Source data
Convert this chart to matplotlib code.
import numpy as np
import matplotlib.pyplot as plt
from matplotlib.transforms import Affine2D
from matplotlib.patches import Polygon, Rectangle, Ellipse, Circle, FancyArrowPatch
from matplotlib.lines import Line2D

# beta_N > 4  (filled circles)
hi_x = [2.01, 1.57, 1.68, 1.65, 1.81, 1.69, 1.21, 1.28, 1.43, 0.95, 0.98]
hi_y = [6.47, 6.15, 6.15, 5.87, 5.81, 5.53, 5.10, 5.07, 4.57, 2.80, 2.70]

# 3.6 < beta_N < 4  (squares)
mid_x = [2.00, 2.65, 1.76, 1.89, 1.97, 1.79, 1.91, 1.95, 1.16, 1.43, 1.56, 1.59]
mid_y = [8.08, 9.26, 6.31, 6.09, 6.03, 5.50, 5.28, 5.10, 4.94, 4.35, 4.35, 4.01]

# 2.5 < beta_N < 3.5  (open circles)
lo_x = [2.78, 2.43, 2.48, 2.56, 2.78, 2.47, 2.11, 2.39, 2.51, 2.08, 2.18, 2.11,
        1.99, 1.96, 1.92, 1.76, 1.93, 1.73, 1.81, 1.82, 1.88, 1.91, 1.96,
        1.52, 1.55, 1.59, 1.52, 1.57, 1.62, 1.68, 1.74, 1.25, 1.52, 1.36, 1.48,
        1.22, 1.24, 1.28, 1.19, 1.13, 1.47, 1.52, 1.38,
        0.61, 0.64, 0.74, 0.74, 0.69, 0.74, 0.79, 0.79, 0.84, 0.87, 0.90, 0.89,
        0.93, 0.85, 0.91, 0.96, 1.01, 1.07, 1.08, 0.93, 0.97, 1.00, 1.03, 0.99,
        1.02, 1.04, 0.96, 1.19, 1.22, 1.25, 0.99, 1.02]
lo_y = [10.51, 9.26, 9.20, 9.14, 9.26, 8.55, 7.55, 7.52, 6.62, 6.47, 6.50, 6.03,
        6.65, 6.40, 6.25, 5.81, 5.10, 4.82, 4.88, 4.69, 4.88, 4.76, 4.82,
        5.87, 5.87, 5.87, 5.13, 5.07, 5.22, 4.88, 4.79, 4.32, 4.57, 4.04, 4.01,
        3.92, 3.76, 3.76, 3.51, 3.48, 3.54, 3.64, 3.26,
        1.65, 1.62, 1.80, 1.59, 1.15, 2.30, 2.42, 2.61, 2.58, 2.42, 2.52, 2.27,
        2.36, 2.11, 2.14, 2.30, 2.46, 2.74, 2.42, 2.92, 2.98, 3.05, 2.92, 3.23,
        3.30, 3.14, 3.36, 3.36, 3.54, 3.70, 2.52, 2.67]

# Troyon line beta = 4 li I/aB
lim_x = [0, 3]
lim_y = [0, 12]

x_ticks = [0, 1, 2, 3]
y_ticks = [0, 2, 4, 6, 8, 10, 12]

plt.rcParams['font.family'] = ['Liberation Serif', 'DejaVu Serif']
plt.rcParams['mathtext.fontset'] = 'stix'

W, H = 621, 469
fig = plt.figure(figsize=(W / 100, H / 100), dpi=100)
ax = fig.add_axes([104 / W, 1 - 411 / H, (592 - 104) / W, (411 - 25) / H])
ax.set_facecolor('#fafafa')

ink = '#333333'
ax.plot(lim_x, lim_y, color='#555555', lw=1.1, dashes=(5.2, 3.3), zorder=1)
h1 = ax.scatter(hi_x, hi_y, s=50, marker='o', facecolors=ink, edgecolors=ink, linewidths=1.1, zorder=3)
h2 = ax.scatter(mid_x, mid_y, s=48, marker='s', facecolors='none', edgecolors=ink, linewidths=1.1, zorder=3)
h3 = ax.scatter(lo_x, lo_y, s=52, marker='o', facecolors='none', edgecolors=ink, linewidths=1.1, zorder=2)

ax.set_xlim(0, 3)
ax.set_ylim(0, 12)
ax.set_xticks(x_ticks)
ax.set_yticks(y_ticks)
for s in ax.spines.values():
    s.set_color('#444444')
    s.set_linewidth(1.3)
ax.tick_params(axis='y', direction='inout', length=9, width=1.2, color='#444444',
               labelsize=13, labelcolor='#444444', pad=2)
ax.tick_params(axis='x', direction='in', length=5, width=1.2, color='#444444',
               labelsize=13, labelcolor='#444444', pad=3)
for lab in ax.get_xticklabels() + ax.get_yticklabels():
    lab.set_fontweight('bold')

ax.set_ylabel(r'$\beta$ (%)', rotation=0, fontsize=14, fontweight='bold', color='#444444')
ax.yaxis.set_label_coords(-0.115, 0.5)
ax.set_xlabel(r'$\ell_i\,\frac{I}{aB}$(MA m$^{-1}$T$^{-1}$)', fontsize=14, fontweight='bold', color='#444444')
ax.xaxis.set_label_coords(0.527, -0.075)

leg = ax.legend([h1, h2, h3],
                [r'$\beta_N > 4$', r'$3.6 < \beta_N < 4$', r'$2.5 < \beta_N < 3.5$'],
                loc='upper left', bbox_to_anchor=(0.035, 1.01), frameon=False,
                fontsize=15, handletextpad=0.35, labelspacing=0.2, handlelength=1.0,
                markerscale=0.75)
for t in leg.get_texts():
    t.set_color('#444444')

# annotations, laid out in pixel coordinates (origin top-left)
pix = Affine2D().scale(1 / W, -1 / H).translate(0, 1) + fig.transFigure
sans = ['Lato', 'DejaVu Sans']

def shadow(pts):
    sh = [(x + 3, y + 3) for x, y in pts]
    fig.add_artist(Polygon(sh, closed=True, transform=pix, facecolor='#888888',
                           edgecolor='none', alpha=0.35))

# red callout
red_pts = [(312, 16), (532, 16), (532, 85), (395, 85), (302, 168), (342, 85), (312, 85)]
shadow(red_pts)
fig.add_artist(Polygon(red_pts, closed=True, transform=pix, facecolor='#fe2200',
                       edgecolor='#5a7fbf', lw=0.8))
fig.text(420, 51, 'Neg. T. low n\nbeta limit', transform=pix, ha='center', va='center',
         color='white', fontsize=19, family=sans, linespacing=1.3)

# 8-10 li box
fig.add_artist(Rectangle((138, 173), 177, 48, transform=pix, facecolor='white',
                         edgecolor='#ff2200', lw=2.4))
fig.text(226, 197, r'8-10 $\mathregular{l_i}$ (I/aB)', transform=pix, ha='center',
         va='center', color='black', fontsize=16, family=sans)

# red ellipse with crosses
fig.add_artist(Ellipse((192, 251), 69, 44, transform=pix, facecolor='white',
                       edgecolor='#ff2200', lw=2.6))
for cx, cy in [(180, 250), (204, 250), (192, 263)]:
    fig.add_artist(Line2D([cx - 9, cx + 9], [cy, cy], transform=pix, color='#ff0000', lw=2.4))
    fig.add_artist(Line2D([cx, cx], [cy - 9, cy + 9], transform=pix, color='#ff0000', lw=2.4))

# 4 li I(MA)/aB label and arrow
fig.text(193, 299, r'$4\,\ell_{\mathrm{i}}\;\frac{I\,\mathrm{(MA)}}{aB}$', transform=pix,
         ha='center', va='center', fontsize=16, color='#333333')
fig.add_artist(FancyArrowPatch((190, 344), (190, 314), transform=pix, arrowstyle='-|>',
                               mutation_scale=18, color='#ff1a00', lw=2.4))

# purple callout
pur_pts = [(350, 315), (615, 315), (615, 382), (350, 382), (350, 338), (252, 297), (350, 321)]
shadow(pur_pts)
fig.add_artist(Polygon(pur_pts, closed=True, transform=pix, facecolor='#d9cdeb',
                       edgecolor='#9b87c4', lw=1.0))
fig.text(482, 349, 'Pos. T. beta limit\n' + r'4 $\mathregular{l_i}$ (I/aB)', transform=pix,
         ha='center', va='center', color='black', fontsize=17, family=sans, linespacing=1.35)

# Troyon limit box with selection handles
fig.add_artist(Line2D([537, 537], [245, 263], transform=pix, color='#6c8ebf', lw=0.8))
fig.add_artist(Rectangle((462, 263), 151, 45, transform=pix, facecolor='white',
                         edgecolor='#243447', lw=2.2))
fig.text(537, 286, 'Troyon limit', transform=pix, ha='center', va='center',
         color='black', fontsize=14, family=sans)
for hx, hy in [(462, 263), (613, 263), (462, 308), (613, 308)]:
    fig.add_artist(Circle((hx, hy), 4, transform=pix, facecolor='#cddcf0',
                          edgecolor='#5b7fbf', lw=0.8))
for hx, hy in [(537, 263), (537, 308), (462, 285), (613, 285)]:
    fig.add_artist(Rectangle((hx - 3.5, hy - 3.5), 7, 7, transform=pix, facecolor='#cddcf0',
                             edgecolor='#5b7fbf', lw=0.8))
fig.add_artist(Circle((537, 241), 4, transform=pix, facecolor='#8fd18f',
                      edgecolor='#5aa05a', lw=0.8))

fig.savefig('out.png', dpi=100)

Task details
Include the first line, the line containing "from matplotlib.lines import Line2D", and every line between them, copied exactly from the material above; output no other line.

Solution for this task
Convert this chart to matplotlib code.
import numpy as np
import matplotlib.pyplot as plt
from matplotlib.transforms import Affine2D
from matplotlib.patches import Polygon, Rectangle, Ellipse, Circle, FancyArrowPatch
from matplotlib.lines import Line2D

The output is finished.